In the years since, Little Manila Rising has seen significant progress. It started a program — Decreasing Asthma Within Neighborhoods (DAWN), named after Mabalon — aimed at helping residents manage their asthma.
The city is also starting to see millions from investments announced in 2017 to clean up its air and address environmental inequities.
Delvo and Gloria Estefani Alonso Cruz, Little Manila’s environmental justice advocacy coordinator, view the GSNR project as a betrayal of these promises.

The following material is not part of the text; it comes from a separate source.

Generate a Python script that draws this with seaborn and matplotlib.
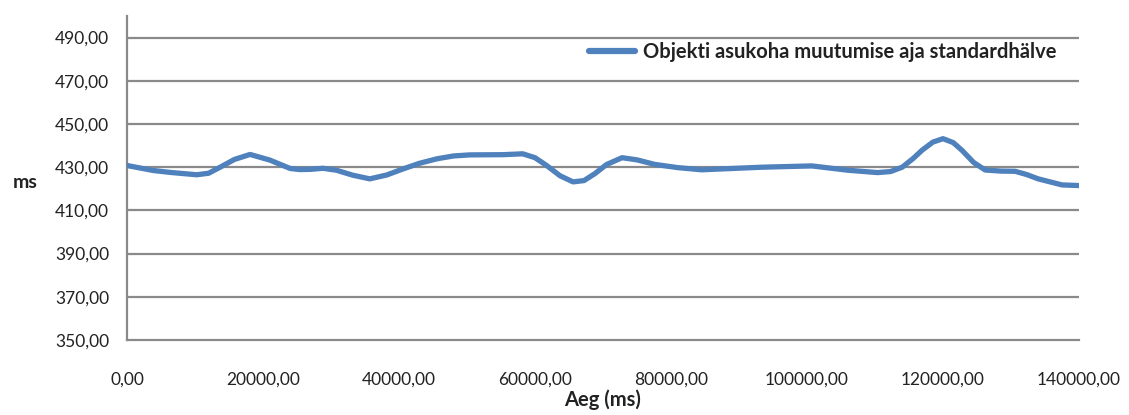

Although GSNR’s environmental review found that an increase in pollution in violation of current standards is unavoidable, Blacklock said GSNR hopes to support efforts to electrify port operations to reduce pollution. In October, the port won a $110-million federal grant to do so.
GSNR also claims the pollution from the port would pale in comparison with pollution created from wildfires — including in the Stockton area.
Particulate matter less than 2.5 micrometers in size, PM2.5, sits at a concentration around 40 micrograms per cubic meter in Stockton, but the 2020 August Complex fires raised that level to more than 70 for multiple days. GSNR’s project would raise pollution levels by roughly 1 microgram per cubic meter for the duration of its operations in the port area.
In general, chronic exposure to PM2.5 can result in health outcomes eight times worse than short-term exposures from sources such as wildfires, according to Joel Schwartz, a professor of environmental epidemiology at Harvard’s T.H. Chan School of Public Health.
However, he noted, GSNR’s project could potentially reduce short-term exposures for many more people than the number for whom it would worsen chronic exposures, likely resulting in a net positive.
That’s a troubling prospect for area residents.
“I want prosperity in our community, “ Delvo said. “I am not against economic development. I want more of our young people to be able to go off to college and come back and have jobs here. … We’re just concerned about — why is the cost always the health of our community?”